One of the topics that has been near and dear to every technologist’s heart over the past dozen years is the skyrocketing consumption of raw storage. Storage space just grows. Everything we do requires storage. Everything we touch changes some kind of file and all those files must be stored over varying periods of time. To make this fact even more sensational, with the speed at which networks perform today, people don’t think twice about sending documents which are much bigger than just a few years ago. Today sending a 5MB Powerpoint to a dozen mail recipients doesn’t even raise an eyebrow! So the rate that we consume storage is also increasing at an alarming pace. Multi-media is everywhere, stored in the back-end to service the social and mobile styles of computing. Those are the basic roots of the problem.
So the industry has reacted by trying to solve the problem from a number of different angles. One simple tactical approach is to limit access, implement retention policies and enforce disk quotas. This essentially forces end-users to think about what they are storing and make-tradeoffs themselves and what to keep and what to trash. Users police their own behaviour and realize quickly that they own their own destiny. I would suggest that this is a band-aid to the problem and will only offset the dire need for a cure by a year or two.
A second and more strategic approach is to implement storage strategies that include smarter approaches to storage. While many products exist in the crowded storage segment, two of the most maturing technologies include compression and de-duplication. But switching over is easier said than done and their has always been a price to pay for this more strategic approach. Massaging data in real-time, without having to re-architect any of the upper layers is the magic here. When done properly, the data is essentially abstracted and then presented upstream as if it were still completely intact and residing individually on media. All makes good sense, but there has historically been a significant premium to pay for doing so.
The economics have always gotten in the way. The speed that this could be done has always been a challenge at the price-point that makes doing so compelling. This is where the world is changing. The processing performance for the required CPUs has greatly increased, the availability of large arrays of really fast solid-state storage has become commonplace, the software to do the massaging magic has become increasingly smarter, and the willingness for customers to think differently has never been better.
So how specifically does the MATH come in to this story? Well, it turns out that the storage makers only recently realized that they can credibly apply “unit costing models” on the PERCEIVED STORAGE rather than the RAW STORAGE. Just a few years ago the cost of a 100GB enterprise magnetic hard disk was running almost $5 per MB. That disk would store 100GB of raw data (and the specifics of how the data was stored didn’t need to be part of the discussion). Today when compression and de-dupe are applied, that same 100GB drive might be able to effectively store 6-8 TIMES that original amount. Assuming that the cost of the drive itself stayed the same, that would mean that an effective rate of 50-60 cents per MB. In this simple example, the 100GB drive could be viewed as if it were a 600-800GB drive!
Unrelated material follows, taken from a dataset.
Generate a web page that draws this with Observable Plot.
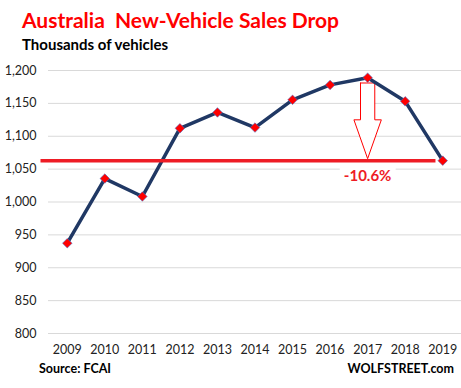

With such a significant change to the very economics of storage, storage vendors have responded by introducing more intelligent storage, storage that is based upon solid-state devices, and storage that is much more reliable in nature. The best part, and due mostly to this “New Math” (remember that term from the 1970’s?), the cost for bringing the same perceived amount of this much FASTER, really SMART storage to the end-user is LESS that the price that they were willing to pay for slower and less robust RAW magnetic media alone. It’s true! Scalable, ultra-reliable, ultra-fast solid-state storage can be had at the same price point that raw magnetic drives offer today. That is really important for the storage industry as it allows absolute price points to remain the same, and end-users win by having more capabilities at that same price-point. Vendors stay healthy, end-users receive growing value.